Recently a Catholic scholar, Holly Ordway published a book, Apologetics and the Christian Imagination, about how we need apologists with imagination, but as her examples, she doesn’t point to strict nonfiction apologist words—she points to the creative novels of C.S. Lewis and Tolkien. To be sure, Lewis was a great debater, but people remember him more for his fictional Narnia books than his radio apologetics courses. As for Tolkien, the Catholic, his public life was involved almost entirely with parables.

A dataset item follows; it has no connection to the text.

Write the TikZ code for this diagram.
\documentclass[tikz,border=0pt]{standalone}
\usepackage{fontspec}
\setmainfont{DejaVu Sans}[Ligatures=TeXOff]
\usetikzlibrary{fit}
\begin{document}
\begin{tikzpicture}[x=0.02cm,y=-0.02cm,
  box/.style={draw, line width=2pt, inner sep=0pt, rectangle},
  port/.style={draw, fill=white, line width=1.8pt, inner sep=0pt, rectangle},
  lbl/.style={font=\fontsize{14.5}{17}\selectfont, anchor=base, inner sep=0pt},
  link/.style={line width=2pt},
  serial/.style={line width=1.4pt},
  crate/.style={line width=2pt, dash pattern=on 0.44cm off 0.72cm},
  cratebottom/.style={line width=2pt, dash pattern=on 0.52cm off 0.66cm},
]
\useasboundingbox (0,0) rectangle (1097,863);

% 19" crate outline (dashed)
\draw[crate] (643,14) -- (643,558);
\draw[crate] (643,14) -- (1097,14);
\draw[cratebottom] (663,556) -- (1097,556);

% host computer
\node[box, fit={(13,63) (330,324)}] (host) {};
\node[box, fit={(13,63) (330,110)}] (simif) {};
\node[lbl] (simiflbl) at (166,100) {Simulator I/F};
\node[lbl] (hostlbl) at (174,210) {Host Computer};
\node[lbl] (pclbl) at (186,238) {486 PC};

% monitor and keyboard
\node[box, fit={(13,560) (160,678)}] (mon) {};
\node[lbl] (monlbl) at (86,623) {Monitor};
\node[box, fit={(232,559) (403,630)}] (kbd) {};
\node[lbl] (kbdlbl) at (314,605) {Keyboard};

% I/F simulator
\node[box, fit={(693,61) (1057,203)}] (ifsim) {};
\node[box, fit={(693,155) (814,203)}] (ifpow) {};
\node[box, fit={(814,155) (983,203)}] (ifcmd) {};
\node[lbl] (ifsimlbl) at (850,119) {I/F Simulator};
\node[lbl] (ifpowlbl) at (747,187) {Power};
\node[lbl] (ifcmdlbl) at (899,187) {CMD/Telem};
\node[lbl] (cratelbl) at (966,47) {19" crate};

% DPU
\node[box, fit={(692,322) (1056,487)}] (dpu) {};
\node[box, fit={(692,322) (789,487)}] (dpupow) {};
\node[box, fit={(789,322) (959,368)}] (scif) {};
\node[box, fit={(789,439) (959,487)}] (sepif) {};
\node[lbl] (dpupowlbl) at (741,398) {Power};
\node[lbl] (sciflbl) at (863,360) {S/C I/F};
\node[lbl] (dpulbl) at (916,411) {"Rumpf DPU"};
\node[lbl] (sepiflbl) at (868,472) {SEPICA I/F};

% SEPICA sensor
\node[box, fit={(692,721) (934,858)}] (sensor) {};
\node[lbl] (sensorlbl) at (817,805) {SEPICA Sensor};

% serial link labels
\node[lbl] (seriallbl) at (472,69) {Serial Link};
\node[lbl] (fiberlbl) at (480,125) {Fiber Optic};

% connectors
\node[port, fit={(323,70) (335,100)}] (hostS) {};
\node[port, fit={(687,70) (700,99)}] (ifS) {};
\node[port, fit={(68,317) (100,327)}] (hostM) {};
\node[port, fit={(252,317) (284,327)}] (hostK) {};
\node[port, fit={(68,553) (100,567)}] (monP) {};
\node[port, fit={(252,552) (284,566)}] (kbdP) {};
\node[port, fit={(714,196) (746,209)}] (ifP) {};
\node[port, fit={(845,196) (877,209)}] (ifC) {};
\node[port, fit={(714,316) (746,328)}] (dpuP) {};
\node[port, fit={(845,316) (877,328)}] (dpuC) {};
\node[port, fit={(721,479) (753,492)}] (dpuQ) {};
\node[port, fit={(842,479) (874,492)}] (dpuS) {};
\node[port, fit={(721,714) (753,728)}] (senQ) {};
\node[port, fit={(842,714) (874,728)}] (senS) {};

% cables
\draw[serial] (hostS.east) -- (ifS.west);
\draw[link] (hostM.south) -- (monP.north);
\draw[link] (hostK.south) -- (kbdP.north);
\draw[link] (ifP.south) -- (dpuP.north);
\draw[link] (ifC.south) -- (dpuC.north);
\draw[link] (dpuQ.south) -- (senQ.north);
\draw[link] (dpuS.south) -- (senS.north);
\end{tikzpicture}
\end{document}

In an interview with The Catholic World Report, Ordway said, “In our modern culture, we tend to think of the imagination as if it were synonymous with daydreaming, as a fanciful ‘extra’—like icing on a cupcake, or in fact like a cupcake itself: perhaps nice to have, but not necessary. However, this is a very narrow view that misses what the imagination really is: a fundamental human faculty, as necessary and important as our capacity to reason. The imagination is what allows us to create meaning for words and ideas—and only when we have a grasp of the meaning of an idea, can we use our reason to judge whether the idea is true or false. The better our imaginative grasp of the idea, the more our reason has to work with! So, the imagination is always operating in everyone all the time—in tandem with the reason—but all too often, it is neglected in apologetics work.”
The promotion of religious storytelling is just as important as the promotion of nonfiction and apologetics works. There is a reason why people of every ancient civilization taught their moral values through myths and campfire stories- because they work to build and reinforce a culture. One just has to look at the influence of Hollywood to see how effective it has been in our own world, but to write fiction that captures the imagination of non-Catholics, sometimes means the book itself might not be suitable for a Catholic bookstore.
My team and I put those stats at the end of every book review listing the themes for this very reason. It’s why we have our Bridge Books Shelf and why I want to publish books without a Seal of Approval right next to ones that do. I understand why we need safe spaces like Catholic bookstores where we can let the kids run loose and not worry about their picking up something for which they aren’t ready. But on this site, I want to give readers the tools they need to make an informed discernment about books on a case-by-case basis.
Fifty years of college lectures, literary analysis, and even YouTube videos have taught the lay Catholic reader to appreciate O’Connor, despite the first impression of extreme violence. For myself, I hope it won’t take me fifty years to discern the Catholic geniuses of our own age.